İzmir seyahatimde Ödemiş İlçesi’nin tarihî bir beldesi olan Birgi’ye gittim.
Bu şirin beldeye girer girmez ilk dikkatimi çeken, eski Birgi tarihi evleri oldu. Birgi, sahip olduğu tarihî ve kültürel zenginlikleriyle adeta bir açık hava müzesi. Bu belde tarihî evleri, konakları, camileri ve türbeleri gibi pek çok mekânlarıyla bir tablo kadar güzelliği ile dikkat çekiyor. Burcu burcu tarih kokan Birgi, Selçuklu ve Osmanlı dönemlerine kadar uzanan köklü bir tarihe sahiptir. Bozdağı eteklerinde, süslü bir gelin gibi hayranlık uyandırıyor.

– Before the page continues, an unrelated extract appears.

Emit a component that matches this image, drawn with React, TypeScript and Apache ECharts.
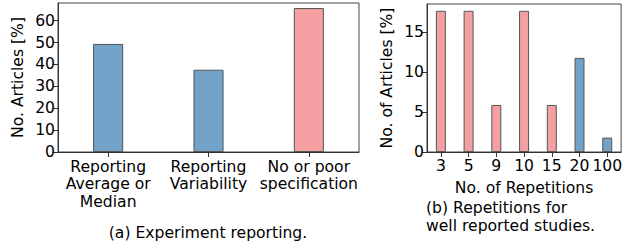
import React, { useEffect, useRef } from "react";
import * as echarts from "echarts";

const reportingCategories = ["Reporting\nAverage or\nMedian", "Reporting\nVariability", "No or poor\nspecification"];
const reportingValues = [49.4, 37.6, 65.8];
const reportingGroups = ["good", "good", "poor"];
const reportingTicks = [0, 10, 20, 30, 40, 50, 60];

const repetitionCategories = ["3", "5", "9", "10", "15", "20", "100"];
const repetitionValues = [17.65, 17.65, 5.88, 17.65, 5.88, 11.76, 1.8];
const repetitionGroups = ["poor", "poor", "poor", "poor", "poor", "good", "good"];
const repetitionTicks = [0, 5, 10, 15];

const captionA = "(a) Experiment reporting.";
const captionB = "(b) Repetitions for\nwell reported studies.";

const FONT = "DejaVu Sans";
const FS = 15.6;
const colorOf: Record<string, string> = { good: "#73a2c8", poor: "#f4a0a2" };

export default function App() {
  const ref = useRef<HTMLDivElement>(null);
  useEffect(() => {
    if (!ref.current) return;
    const chart = echarts.init(ref.current, undefined, { renderer: "svg" });
    const axisLine = { show: true, lineStyle: { color: "#333", width: 1 } };
    const tick = { show: true, length: 5, lineStyle: { color: "#333", width: 1 } };
    const lbl = { color: "#000", fontSize: FS, fontFamily: FONT };
    chart.setOption({
      animation: false,
      grid: [
        { left: 58, top: 3, width: 301, height: 149, show: true, borderColor: "#444", borderWidth: 1, containLabel: false },
        { left: 427, top: 4, width: 196, height: 148, show: true, borderColor: "#444", borderWidth: 1, containLabel: false },
      ],
      xAxis: [
        {
          type: "category", gridIndex: 0, data: reportingCategories, boundaryGap: true,
          axisLine, axisTick: { ...tick, alignWithLabel: true },
          axisLabel: { ...lbl, interval: 0, margin: 6, lineHeight: 17.5 },
          splitLine: { show: false },
        },
        {
          type: "category", gridIndex: 1, data: repetitionCategories, boundaryGap: true,
          axisLine, axisTick: { ...tick, alignWithLabel: true },
          axisLabel: { ...lbl, interval: 0, margin: 5, lineHeight: 17.5, hideOverlap: false },
          splitLine: { show: false },
          name: "No. of Repetitions", nameLocation: "middle", nameGap: 24,
          nameTextStyle: { ...lbl, lineHeight: 17.5, verticalAlign: "top" },
        },
      ],
      yAxis: [
        {
          type: "value", gridIndex: 0, min: 0, max: 68.1,
          axisLine, axisTick: { ...tick, customValues: reportingTicks },
          axisLabel: { ...lbl, margin: 3, customValues: reportingTicks },
          splitLine: { show: false },
          name: "No. Articles [%]", nameLocation: "middle", nameGap: 32,
          nameTextStyle: { ...lbl },
        },
        {
          type: "value", gridIndex: 1, min: 0, max: 18.5,
          axisLine, axisTick: { ...tick, customValues: repetitionTicks },
          axisLabel: { ...lbl, margin: 3, customValues: repetitionTicks },
          splitLine: { show: false },
          name: "No. of Articles [%]", nameLocation: "middle", nameGap: 32,
          nameTextStyle: { ...lbl },
        },
      ],
      series: [
        {
          type: "bar", xAxisIndex: 0, yAxisIndex: 0, barWidth: "30%",
          data: reportingValues.map((v, i) => ({
            value: v,
            itemStyle: { color: colorOf[reportingGroups[i]], borderColor: "#555", borderWidth: 1 },
          })),
        },
        {
          type: "bar", xAxisIndex: 1, yAxisIndex: 1, barWidth: "36%",
          data: repetitionValues.map((v, i) => ({
            value: v,
            itemStyle: { color: colorOf[repetitionGroups[i]], borderColor: "#555", borderWidth: 1 },
          })),
        },
      ],
      graphic: [
        {
          type: "text", x: 208, y: 233,
          style: { text: captionA, fontSize: FS, fontFamily: FONT, fill: "#000", textAlign: "center", textVerticalAlign: "middle" },
        },
        {
          type: "text", x: 426, y: 199,
          style: { text: captionB, fontSize: FS, fontFamily: FONT, fill: "#000", textAlign: "left", textVerticalAlign: "top", lineHeight: 18 },
        },
      ],
    });
    return () => chart.dispose();
  }, []);
  return <div ref={ref} style={{ width: 625, height: 248, position: "absolute", left: 0, top: 0 }} />;
}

Bu ruh haliyle, ikindi namazını kılmak için Aydınoğlu Mehmet Bey Camii’ne geçtim. Huzur dolu, huşu içinde kılınan namazdan sonra, cami görevlisiyle tanıştık.
Bize cami ve Birgi tarihiyle ilgili, kısa bilgiler sundu: “Birgi, Bizans İmparatorluğu’nun idaresindeyken, XI. Yüzyılda ilk Türk akınları yapıldığı sırada Selçuklular tarafından ele geçirilmiştir. Selçukluların dağılışından sonra. Beylikler zamanında yine Türk hâkimiyetine girmiş, 1307 yılında Aydınoğlu Mehmet Bey tarafından Aydınoğlu Beyliği’nin merkezi yapılmıştır. Mehmet Bey 1312 yılında kendi adıyla bu camii inşa ettirmiştir. (Aydınoğlu Mehmet Bey Camii) Buna ilâveten beldede Aydınoğlu medresesi, Aydınoğlu hamamı, kütüphane ve ayrıca insanların hizmetine sunulmuş çok sayıda tarihî eserler mevcuttur. Cami dâhil bütün eserler Selçuklu mimarisine sahiptir. Caminin mimarî özelliği, 15 sütün üzerine konulmuş ahşap tavan, Türkuaz Çinili mihrap, Türk İslâm sanatının en güzel örneklerinden olan minber çivi ve tutkal kullanılmadan (kündekari) tekniği ile yapılmış ağaç oymacılığın en güzel örneklerindendir. Mehmet Bey’in beş oğlundan, büyük oğlu ve iyi bir denizci olan Gazi Umur Bey, İzmir’in fethi sırasında otuz küsur yaşlarında şehit olmuştur.”
Bu tarihi bilgiden sonra, adı geçen tarihî mekânları ve ayrıca Karaoğlu Camii (H. 1174), İmam-ı Birgivi Türbesi ve Çakırağa Konağı’nı hayranlıklar içinde gezmeye doyamadım. Birgi sokakları Selçuklu medeniyetinin hâlâ izlerini taşımaktadır.
Kara taşlarla döşenen sokakları, kaldırımlara belli aralıklarla dikilen çam ağaçları koca gövdesiyle adeta tarihe meydan okuyor. Geceleri sokak aydınlansın diye duvarların içi oyulmuş ve içine kandiller yerleştirilmiş. Birgi, tarihî güzellikleriyle, mânevî iklimiyle Selçuklu ve Osmanlı ecdadımıza hayranlığımızı ve bağlılığımızı bir kere daha pekiştirmiş oldu. Ata yadigârı olan ve Yurdumuzun şirin köşesini süsleyen Birgi’ye selâm olsun.
Rabbim bizleri ecdadımıza lâyık eylesin.